PROVIDED DATA →
--------------------------------------------------
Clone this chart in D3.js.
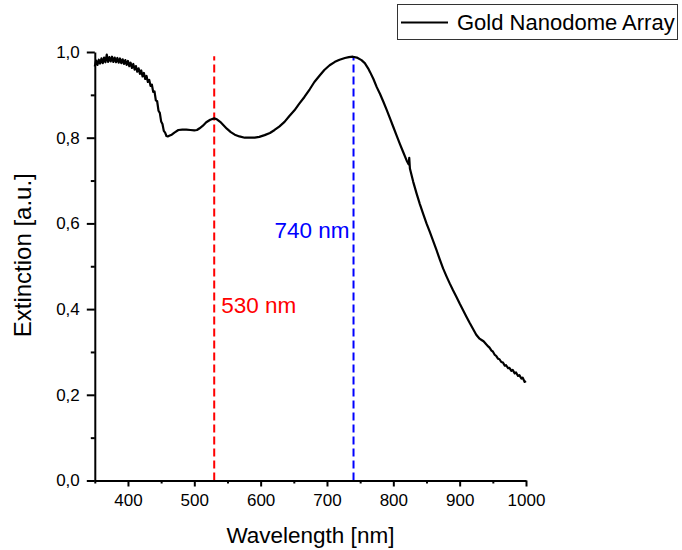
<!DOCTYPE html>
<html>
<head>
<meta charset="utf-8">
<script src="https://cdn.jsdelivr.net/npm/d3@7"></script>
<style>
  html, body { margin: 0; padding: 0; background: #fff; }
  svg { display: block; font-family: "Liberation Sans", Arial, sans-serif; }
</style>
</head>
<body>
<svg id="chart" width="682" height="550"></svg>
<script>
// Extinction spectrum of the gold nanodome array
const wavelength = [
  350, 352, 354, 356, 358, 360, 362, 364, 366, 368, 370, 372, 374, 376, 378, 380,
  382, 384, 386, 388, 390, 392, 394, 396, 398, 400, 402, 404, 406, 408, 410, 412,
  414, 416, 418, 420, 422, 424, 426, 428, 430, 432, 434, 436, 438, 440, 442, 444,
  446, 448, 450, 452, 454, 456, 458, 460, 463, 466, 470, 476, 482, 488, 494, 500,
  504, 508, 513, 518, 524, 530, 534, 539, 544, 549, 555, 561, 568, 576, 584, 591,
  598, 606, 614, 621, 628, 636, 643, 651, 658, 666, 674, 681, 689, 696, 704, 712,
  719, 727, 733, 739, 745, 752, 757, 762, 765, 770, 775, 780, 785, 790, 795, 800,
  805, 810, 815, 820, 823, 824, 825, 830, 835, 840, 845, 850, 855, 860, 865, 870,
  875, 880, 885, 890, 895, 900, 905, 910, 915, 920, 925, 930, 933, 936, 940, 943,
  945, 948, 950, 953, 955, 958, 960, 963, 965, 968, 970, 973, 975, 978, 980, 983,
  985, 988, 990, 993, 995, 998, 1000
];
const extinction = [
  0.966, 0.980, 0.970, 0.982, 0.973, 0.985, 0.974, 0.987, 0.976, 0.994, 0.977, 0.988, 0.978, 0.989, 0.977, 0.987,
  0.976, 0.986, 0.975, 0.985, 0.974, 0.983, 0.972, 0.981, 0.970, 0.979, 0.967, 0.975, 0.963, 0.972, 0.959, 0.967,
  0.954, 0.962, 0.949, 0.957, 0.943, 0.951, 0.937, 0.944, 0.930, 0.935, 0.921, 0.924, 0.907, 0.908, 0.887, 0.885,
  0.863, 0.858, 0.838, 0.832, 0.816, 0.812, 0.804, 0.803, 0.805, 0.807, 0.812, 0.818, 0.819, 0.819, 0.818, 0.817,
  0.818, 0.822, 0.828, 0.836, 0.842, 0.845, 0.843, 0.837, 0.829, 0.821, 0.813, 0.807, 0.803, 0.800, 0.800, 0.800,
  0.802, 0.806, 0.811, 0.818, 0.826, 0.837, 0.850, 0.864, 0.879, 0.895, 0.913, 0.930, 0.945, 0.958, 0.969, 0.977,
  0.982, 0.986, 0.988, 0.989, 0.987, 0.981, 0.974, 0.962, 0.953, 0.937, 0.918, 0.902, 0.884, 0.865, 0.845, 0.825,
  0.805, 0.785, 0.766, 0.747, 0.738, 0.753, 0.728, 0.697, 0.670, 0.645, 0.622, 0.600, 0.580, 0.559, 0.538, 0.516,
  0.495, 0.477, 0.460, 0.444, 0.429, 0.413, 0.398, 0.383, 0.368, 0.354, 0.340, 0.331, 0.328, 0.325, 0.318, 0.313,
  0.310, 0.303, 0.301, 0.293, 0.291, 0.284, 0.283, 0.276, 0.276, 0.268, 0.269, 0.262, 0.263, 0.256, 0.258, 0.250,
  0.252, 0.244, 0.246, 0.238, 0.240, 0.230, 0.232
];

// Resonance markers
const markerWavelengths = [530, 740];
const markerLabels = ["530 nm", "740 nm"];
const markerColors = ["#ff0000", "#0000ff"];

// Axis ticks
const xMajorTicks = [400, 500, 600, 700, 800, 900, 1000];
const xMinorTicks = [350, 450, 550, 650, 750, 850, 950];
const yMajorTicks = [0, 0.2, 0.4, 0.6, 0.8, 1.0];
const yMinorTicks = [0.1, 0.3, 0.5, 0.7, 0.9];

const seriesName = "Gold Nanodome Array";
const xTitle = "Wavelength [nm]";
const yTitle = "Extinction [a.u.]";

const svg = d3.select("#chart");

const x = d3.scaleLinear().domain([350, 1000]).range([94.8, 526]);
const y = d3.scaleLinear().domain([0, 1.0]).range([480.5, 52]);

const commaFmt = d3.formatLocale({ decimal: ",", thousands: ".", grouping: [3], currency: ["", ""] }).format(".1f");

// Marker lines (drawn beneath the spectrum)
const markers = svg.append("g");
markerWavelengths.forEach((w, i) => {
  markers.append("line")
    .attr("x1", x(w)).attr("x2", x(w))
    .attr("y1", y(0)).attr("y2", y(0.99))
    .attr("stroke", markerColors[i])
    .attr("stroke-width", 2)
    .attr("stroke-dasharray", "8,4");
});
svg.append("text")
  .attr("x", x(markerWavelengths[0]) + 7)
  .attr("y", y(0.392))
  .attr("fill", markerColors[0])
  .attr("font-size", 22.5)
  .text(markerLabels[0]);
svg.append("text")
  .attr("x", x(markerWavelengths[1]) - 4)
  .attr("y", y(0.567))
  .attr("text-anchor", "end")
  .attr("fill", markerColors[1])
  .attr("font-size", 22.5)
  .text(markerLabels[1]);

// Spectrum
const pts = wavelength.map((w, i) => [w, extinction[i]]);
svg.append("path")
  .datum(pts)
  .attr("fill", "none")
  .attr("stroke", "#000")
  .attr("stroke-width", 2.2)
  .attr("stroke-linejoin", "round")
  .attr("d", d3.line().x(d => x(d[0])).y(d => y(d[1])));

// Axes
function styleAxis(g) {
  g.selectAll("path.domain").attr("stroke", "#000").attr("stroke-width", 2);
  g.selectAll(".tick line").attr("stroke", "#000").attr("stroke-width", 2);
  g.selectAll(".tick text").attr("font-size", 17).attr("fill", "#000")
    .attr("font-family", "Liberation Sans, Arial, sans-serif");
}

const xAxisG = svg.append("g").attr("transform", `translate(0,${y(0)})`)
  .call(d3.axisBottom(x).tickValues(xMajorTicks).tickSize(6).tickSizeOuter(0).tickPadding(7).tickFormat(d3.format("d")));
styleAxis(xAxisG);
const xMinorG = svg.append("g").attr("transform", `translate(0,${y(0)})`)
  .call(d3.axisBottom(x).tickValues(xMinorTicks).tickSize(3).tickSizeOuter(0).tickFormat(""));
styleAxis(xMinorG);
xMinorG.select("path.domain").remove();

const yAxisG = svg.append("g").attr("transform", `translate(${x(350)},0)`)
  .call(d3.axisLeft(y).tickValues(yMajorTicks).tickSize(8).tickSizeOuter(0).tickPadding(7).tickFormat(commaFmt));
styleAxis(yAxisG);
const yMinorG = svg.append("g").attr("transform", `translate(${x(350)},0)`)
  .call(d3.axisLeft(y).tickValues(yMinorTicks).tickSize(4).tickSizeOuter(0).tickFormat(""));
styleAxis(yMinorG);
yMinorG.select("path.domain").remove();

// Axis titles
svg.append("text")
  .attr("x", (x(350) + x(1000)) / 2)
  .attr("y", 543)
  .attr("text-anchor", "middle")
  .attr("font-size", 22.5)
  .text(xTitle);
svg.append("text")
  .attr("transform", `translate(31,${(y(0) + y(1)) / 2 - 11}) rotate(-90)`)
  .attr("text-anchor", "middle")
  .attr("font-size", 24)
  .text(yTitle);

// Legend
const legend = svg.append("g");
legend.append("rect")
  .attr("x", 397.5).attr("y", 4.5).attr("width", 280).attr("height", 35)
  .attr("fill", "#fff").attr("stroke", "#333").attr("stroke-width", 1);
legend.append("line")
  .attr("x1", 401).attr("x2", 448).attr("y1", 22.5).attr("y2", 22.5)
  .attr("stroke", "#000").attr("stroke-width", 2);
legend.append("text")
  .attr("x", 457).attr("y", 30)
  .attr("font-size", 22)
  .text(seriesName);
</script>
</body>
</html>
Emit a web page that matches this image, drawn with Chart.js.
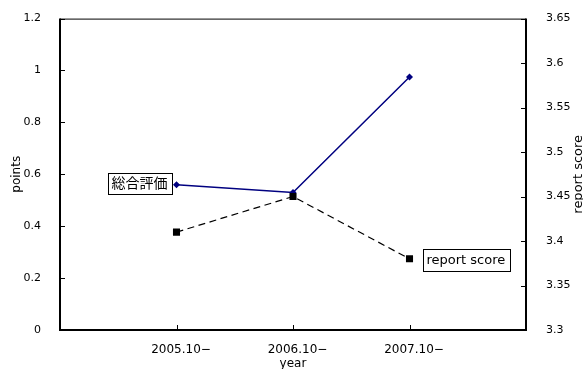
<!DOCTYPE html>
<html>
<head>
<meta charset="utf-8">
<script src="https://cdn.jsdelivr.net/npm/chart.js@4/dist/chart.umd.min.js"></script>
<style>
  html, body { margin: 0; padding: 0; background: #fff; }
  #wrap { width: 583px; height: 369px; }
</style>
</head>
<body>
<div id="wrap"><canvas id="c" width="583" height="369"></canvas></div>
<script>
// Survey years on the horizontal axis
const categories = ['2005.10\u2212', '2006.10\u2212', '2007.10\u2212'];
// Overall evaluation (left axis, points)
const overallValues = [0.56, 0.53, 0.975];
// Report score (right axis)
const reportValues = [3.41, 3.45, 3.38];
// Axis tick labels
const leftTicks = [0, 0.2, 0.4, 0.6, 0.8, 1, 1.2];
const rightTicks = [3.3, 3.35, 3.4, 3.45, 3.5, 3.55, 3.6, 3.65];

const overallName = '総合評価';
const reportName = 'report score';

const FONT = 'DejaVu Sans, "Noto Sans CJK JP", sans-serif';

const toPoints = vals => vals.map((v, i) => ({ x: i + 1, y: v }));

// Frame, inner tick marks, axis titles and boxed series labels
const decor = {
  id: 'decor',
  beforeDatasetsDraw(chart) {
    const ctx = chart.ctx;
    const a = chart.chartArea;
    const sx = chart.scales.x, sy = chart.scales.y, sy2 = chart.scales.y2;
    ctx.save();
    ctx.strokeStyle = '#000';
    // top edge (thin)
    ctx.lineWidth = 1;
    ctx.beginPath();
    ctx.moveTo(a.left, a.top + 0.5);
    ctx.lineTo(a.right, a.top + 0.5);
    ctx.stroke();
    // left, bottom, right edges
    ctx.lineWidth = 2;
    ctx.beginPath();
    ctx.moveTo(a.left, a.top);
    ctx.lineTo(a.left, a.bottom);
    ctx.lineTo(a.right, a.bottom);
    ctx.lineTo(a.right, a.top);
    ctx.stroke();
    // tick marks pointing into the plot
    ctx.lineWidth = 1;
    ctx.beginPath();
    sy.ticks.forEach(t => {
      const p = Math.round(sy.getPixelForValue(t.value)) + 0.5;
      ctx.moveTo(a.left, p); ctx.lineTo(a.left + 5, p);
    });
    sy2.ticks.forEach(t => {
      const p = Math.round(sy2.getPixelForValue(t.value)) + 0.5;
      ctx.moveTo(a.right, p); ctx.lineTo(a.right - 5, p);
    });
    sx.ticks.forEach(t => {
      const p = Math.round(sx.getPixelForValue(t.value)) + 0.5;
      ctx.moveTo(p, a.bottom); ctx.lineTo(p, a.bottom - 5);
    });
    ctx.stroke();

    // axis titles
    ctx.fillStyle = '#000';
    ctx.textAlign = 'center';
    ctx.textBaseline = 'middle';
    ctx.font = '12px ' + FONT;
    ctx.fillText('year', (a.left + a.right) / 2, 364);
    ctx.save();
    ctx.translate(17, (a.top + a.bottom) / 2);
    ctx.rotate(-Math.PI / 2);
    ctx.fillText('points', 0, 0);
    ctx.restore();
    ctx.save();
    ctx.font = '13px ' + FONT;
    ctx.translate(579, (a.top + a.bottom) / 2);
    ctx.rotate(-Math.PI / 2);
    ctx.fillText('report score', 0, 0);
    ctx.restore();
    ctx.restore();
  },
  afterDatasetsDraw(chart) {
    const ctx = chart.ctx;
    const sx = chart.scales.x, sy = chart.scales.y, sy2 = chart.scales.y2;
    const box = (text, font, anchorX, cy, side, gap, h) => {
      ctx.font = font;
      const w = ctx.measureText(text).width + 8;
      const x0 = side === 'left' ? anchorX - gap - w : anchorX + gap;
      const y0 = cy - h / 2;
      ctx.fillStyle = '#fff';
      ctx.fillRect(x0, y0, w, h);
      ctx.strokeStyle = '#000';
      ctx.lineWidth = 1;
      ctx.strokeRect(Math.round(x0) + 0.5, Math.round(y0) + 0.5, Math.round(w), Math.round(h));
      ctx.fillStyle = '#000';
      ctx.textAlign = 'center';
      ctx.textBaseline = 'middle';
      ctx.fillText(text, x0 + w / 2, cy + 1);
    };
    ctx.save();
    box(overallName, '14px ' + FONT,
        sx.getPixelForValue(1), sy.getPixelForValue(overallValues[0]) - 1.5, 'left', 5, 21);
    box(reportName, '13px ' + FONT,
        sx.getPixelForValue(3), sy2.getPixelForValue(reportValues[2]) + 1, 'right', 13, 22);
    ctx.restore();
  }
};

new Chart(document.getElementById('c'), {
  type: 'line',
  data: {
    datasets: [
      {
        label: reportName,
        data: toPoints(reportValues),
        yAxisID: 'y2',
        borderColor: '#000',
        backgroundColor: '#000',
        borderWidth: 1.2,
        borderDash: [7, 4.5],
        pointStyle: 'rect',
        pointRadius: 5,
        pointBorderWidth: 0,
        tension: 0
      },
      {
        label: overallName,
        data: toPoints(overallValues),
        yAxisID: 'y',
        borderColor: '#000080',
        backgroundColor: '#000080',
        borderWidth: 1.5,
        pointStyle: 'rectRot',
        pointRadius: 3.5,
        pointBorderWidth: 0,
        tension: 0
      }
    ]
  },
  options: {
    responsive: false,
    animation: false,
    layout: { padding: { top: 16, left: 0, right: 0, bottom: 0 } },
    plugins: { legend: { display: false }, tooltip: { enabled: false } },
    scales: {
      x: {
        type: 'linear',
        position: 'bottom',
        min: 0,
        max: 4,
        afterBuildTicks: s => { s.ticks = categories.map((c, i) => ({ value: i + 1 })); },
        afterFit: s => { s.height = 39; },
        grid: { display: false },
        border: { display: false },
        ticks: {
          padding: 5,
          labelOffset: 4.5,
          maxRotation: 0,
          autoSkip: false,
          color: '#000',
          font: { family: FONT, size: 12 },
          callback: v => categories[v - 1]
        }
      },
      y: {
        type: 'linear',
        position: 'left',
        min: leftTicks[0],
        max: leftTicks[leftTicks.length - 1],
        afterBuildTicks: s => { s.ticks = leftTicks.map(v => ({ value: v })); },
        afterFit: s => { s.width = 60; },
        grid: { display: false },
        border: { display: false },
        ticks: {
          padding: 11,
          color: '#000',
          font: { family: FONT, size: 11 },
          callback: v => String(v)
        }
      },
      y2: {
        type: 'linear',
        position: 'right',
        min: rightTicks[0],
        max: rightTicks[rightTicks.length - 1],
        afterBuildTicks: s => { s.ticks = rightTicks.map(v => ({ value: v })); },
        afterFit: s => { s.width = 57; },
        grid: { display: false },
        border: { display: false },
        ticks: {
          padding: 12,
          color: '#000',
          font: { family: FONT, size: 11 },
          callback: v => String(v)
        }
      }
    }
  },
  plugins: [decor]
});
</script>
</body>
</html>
--------------------------------------------------
EXERCISE INSTRUCTIONS → Look through the records and gather each line with the word "this".

THE RESPONSE →
Clone this chart in D3.js.
Emit a web page that matches this image, drawn with Chart.js.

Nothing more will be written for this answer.